Ecuador’s trade minister Julio José Prado
Trade minister Julio José Prado said the deal signed on Wednesday ‘puts Ecuador on Asia’s map’ © Jose Jacome/EPA-EFE/Shutterstock

Ecuador and China have signed a free trade agreement, deepening ties between the Andean nation and the world’s second-biggest economy and frustrating US opposition to Beijing’s growing influence in the region.

The deal would boost Ecuador’s non-oil exports over the next 10 years by $3bn-$4bn, or as much as a third, according to the trade ministry. China is Ecuador’s largest non-oil trade partner and has become an increasingly important source of financing for the Latin American nation, where it has backed infrastructure and energy.

The free trade agreement could dismay the US, Ecuador’s largest trading partner when including oil, its biggest export. Washington has sought to counter Beijing’s growing influence in Latin America, where China has free trade agreements with Peru, Chile and Costa Rica.

The deal allows preferential access for 99 per cent of exports to China, the government said, in particular agricultural and agro-industrial products including shrimp, bananas, cut flowers, cocoa and coffee. It excludes 800 products to protect local manufacturing.

The deal “puts Ecuador on Asia’s map”, said Ecuadorean production, trade, investment and fishing minister Julio José Prado during a signing ceremony on Wednesday.

“This is an opportunity to widen co-operation,” said China’s trade minister Wang Wentao, who appeared from Beijing via video link.

But the deal, which still needs to be ratified by Ecuador’s national assembly, is likely to face resistance. President Guillermo Lasso faces possible impeachment by the opposition-led congress on embezzlement charges, which he denies. With a trial expected next week, the president may no longer be in office when the agreement reaches the legislature.

Lasso is a pro-American conservative who had sought closer trade and investment ties with the US but his ambassador to Washington, Ivonne Baki, had complained in 2021 that the Biden administration was not paying Ecuador enough attention and did not understand the urgency of helping its allies in Latin America.

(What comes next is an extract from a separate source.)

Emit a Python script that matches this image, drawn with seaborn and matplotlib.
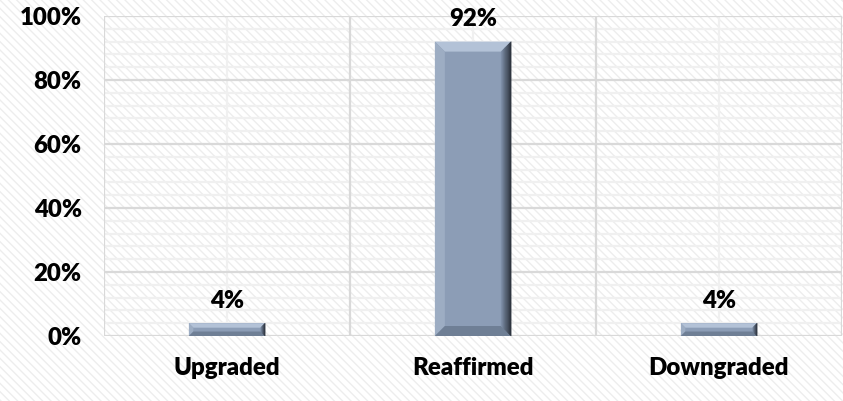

“We don’t want to go there, [Lasso] doesn’t want to,” Baki told Axios in an interview outlining that Quito might be “obliged” to shift towards China.

In December, Republican senator Marco Rubio wrote to Scott Nathan, chief executive of the US International Development Finance Corporation, urging enhanced American investment in Ecuador to counter Chinese influence.

China has become Ecuador’s most important financial partner over the past decade, beginning under leftist former president Rafael Correa, who was in office from 2007 to 2017 and was openly critical of the US. 

Since 2010, loans from two Chinese state-backed policy banks — many of them tied to long-term crude oil delivery contracts — have totalled about $18bn, according to the China-Latin America Finance Database. Some economists say the debt burden gives Beijing more political leverage.

Last September, Ecuador reached a debt restructuring deal with banks that is expected to provide $1.4bn in relief until 2025.

Bilateral trade was estimated at $12bn last year, with exports to China valued at $5.7bn, up 58 per cent from 2021, according to the Quito Chamber of Commerce. Imports from China, mostly industrial materials, were valued at $6.4bn.

China’s commerce ministry said Ecuador was “an important partner” in its Belt and Road Initiative, adding that the trade pact sent “a positive signal to the international community to support multilateralism and free trade”, as Beijing seeks to push back against economic decoupling and portray itself as a proponent of globalisation.

Lasso has also pursued a free trade deal with the US to little avail.

“The Lasso administration consistently looks to play the US and China off of each other, and there is a strong desire in Washington to support his government, but trade is an area where there are real limits to how far it can go,” said Risa Grais-Targow, who covers Ecuador for the Eurasia Group.

“Ecuador is a small economy where the US can potentially counter China, and probably unique in that it’s a US ally with significant exposure to China.”